## BEGIN

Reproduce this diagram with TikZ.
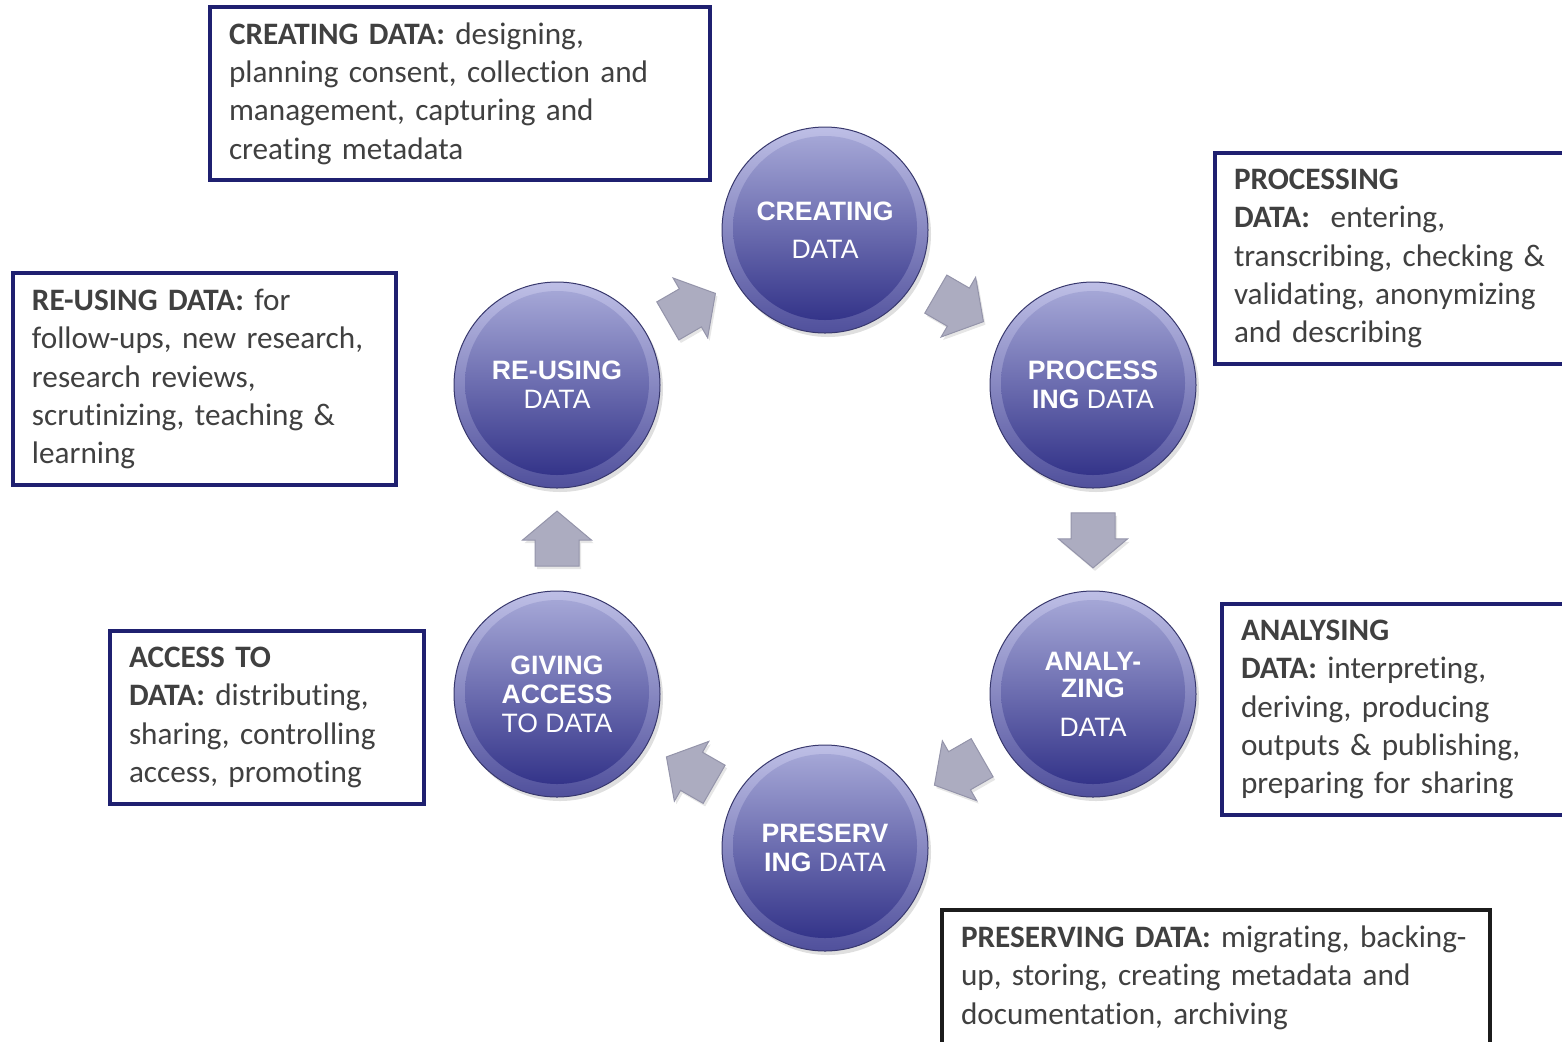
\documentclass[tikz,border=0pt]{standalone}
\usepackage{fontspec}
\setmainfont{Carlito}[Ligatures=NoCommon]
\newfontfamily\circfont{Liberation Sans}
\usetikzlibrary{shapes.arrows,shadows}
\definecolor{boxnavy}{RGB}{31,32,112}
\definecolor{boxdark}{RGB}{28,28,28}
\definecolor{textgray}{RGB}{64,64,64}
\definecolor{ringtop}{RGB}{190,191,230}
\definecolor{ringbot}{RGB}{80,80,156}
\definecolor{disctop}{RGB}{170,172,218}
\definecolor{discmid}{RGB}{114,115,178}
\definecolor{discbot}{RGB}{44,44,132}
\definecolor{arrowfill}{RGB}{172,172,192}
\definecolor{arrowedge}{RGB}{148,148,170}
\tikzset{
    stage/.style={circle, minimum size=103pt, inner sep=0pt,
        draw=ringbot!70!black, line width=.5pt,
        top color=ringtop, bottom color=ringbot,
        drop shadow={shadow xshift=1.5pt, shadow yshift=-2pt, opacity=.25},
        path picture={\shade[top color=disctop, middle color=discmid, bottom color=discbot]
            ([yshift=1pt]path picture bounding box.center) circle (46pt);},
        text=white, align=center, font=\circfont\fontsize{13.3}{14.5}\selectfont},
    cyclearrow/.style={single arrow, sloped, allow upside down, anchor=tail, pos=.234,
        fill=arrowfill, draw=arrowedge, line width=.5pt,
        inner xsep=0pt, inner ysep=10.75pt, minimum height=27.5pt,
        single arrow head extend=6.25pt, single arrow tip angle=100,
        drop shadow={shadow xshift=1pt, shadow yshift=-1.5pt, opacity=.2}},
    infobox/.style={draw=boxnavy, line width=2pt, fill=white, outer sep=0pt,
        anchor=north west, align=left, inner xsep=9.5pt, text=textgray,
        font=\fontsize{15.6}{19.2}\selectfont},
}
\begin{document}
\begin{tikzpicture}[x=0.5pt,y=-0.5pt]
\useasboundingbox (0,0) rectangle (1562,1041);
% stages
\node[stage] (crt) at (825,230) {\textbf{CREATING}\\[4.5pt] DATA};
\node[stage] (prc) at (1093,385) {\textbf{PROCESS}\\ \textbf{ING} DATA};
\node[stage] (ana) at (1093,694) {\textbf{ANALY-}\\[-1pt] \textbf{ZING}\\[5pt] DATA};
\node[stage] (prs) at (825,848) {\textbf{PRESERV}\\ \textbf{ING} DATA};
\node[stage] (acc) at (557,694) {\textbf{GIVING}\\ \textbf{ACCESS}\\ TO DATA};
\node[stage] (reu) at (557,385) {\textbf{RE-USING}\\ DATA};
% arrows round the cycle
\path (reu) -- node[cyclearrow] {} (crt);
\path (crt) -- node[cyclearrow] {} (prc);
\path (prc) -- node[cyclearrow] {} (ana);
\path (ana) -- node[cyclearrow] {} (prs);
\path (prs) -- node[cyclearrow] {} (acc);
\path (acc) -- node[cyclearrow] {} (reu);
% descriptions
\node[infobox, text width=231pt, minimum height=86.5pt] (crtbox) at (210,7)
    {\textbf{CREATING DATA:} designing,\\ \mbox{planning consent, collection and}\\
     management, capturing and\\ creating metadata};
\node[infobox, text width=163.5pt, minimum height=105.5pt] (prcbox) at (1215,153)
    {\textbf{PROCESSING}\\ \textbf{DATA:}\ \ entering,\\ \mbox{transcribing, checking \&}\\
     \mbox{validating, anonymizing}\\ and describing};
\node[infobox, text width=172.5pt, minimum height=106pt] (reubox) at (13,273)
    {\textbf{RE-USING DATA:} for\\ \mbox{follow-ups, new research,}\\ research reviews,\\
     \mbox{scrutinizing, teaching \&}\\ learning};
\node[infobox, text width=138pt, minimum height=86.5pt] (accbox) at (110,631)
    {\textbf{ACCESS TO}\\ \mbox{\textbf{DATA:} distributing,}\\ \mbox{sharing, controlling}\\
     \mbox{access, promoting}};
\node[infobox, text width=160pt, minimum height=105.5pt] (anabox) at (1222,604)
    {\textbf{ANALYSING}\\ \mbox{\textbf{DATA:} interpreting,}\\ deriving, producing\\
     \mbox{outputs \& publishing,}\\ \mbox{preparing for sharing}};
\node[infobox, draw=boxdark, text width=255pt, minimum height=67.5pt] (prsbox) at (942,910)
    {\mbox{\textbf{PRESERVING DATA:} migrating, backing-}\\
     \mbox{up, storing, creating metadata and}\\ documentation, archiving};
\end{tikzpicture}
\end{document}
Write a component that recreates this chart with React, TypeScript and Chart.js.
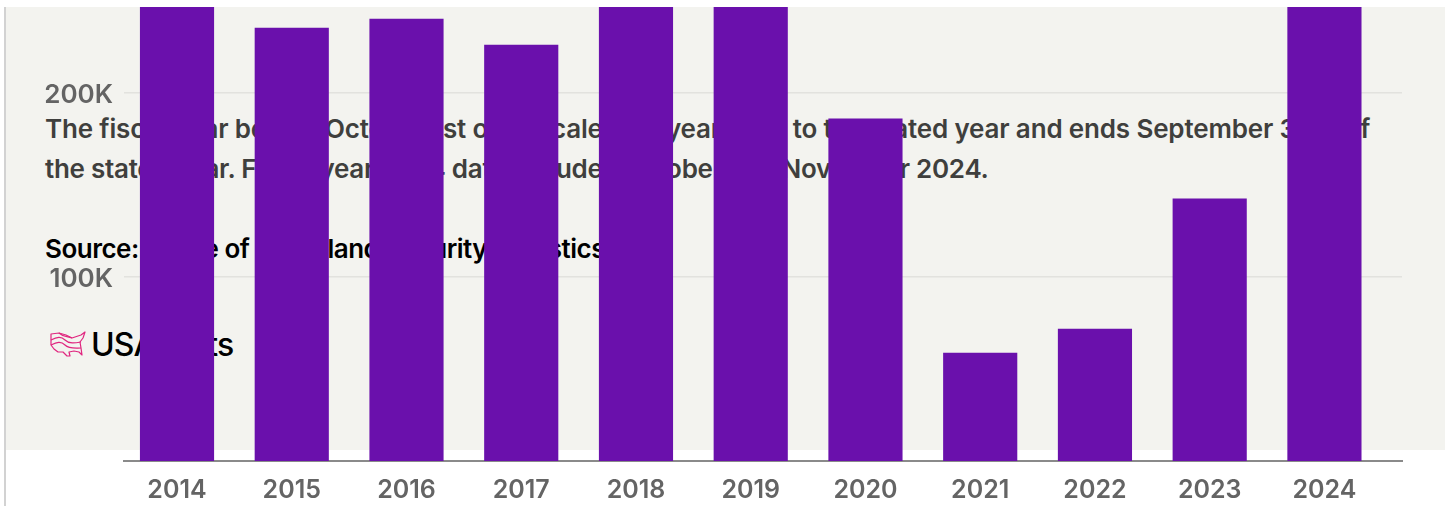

## END

* What you need to do *
Return the listing above unchanged, apart from dropping its pictures.

* Finished exercise *
Reproduce this diagram with TikZ.
\documentclass[tikz,border=0pt]{standalone}
\usepackage{fontspec}
\setmainfont{Carlito}[Ligatures=NoCommon]
\newfontfamily\circfont{Liberation Sans}
\usetikzlibrary{shapes.arrows,shadows}
\definecolor{boxnavy}{RGB}{31,32,112}
\definecolor{boxdark}{RGB}{28,28,28}
\definecolor{textgray}{RGB}{64,64,64}
\definecolor{ringtop}{RGB}{190,191,230}
\definecolor{ringbot}{RGB}{80,80,156}
\definecolor{disctop}{RGB}{170,172,218}
\definecolor{discmid}{RGB}{114,115,178}
\definecolor{discbot}{RGB}{44,44,132}
\definecolor{arrowfill}{RGB}{172,172,192}
\definecolor{arrowedge}{RGB}{148,148,170}
\tikzset{
    stage/.style={circle, minimum size=103pt, inner sep=0pt,
        draw=ringbot!70!black, line width=.5pt,
        top color=ringtop, bottom color=ringbot,
        drop shadow={shadow xshift=1.5pt, shadow yshift=-2pt, opacity=.25},
        path picture={\shade[top color=disctop, middle color=discmid, bottom color=discbot]
            ([yshift=1pt]path picture bounding box.center) circle (46pt);},
        text=white, align=center, font=\circfont\fontsize{13.3}{14.5}\selectfont},
    cyclearrow/.style={single arrow, sloped, allow upside down, anchor=tail, pos=.234,
        fill=arrowfill, draw=arrowedge, line width=.5pt,
        inner xsep=0pt, inner ysep=10.75pt, minimum height=27.5pt,
        single arrow head extend=6.25pt, single arrow tip angle=100,
        drop shadow={shadow xshift=1pt, shadow yshift=-1.5pt, opacity=.2}},
    infobox/.style={draw=boxnavy, line width=2pt, fill=white, outer sep=0pt,
        anchor=north west, align=left, inner xsep=9.5pt, text=textgray,
        font=\fontsize{15.6}{19.2}\selectfont},
}
\begin{document}
\begin{tikzpicture}[x=0.5pt,y=-0.5pt]
\useasboundingbox (0,0) rectangle (1562,1041);
% stages
\node[stage] (crt) at (825,230) {\textbf{CREATING}\\[4.5pt] DATA};
\node[stage] (prc) at (1093,385) {\textbf{PROCESS}\\ \textbf{ING} DATA};
\node[stage] (ana) at (1093,694) {\textbf{ANALY-}\\[-1pt] \textbf{ZING}\\[5pt] DATA};
\node[stage] (prs) at (825,848) {\textbf{PRESERV}\\ \textbf{ING} DATA};
\node[stage] (acc) at (557,694) {\textbf{GIVING}\\ \textbf{ACCESS}\\ TO DATA};
\node[stage] (reu) at (557,385) {\textbf{RE-USING}\\ DATA};
% arrows round the cycle
\path (reu) -- node[cyclearrow] {} (crt);
\path (crt) -- node[cyclearrow] {} (prc);
\path (prc) -- node[cyclearrow] {} (ana);
\path (ana) -- node[cyclearrow] {} (prs);
\path (prs) -- node[cyclearrow] {} (acc);
\path (acc) -- node[cyclearrow] {} (reu);
% descriptions
\node[infobox, text width=231pt, minimum height=86.5pt] (crtbox) at (210,7)
    {\textbf{CREATING DATA:} designing,\\ \mbox{planning consent, collection and}\\
     management, capturing and\\ creating metadata};
\node[infobox, text width=163.5pt, minimum height=105.5pt] (prcbox) at (1215,153)
    {\textbf{PROCESSING}\\ \textbf{DATA:}\ \ entering,\\ \mbox{transcribing, checking \&}\\
     \mbox{validating, anonymizing}\\ and describing};
\node[infobox, text width=172.5pt, minimum height=106pt] (reubox) at (13,273)
    {\textbf{RE-USING DATA:} for\\ \mbox{follow-ups, new research,}\\ research reviews,\\
     \mbox{scrutinizing, teaching \&}\\ learning};
\node[infobox, text width=138pt, minimum height=86.5pt] (accbox) at (110,631)
    {\textbf{ACCESS TO}\\ \mbox{\textbf{DATA:} distributing,}\\ \mbox{sharing, controlling}\\
     \mbox{access, promoting}};
\node[infobox, text width=160pt, minimum height=105.5pt] (anabox) at (1222,604)
    {\textbf{ANALYSING}\\ \mbox{\textbf{DATA:} interpreting,}\\ deriving, producing\\
     \mbox{outputs \& publishing,}\\ \mbox{preparing for sharing}};
\node[infobox, draw=boxdark, text width=255pt, minimum height=67.5pt] (prsbox) at (942,910)
    {\mbox{\textbf{PRESERVING DATA:} migrating, backing-}\\
     \mbox{up, storing, creating metadata and}\\ documentation, archiving};
\end{tikzpicture}
\end{document}
Write a component that recreates this chart with React, TypeScript and Chart.js.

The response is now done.